The concern over Porzingis role reached a fever pitch in the playoffs. In addition to his usage rate plummeting, his points, rebounds, assists, field goal percentage, 3 point percentage and free throw attempts all fell dramatically in the playoffs.
The Clippers are a nightmare matchup for Porzingis. Paul George, Kawhi Leonard, Marcus Morris and Nicholas Batum are all wings who have the size to bother Porzingis. Porzingis is at his best when he is matched up with lumbering bigs who cannot move quickly enough to match up with him. Ivica Zubac is the only lumbering big on the Clippers and by game 7 he played only 2 minutes and 36 seconds.
Porzingis was still better with Luka on the court than off in the playoffs. His true shooting percentage while Luka was on the court in the playoffs was 61.1 percent. With Luka off the court, it fell to 41.2 percent. His scoring did increase from 19.7 points per 100 possessions with Luka on the court to 25.5 with Luka off the court in the playoffs. But any scoring at a 41.2 percent true shooting percentage is not efficient enough to be counted on.

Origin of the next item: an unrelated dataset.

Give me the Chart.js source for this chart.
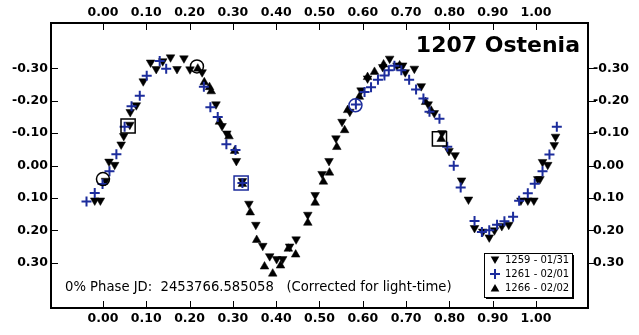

There is clearly friction between Porzingis and Luka but Porzingis’ problem isn’t Luka. Its how easily he can be taken out of the game by certain types of defenders. Instead of focusing on how Luka can play better with Porzingis, this off season should be spent focusing on how Porzingis can develop a means to attack long, athletic wings. If he can find a way to attack those players, it will go a long way to solving the perceived “fit” issues between Luka and Porzingis.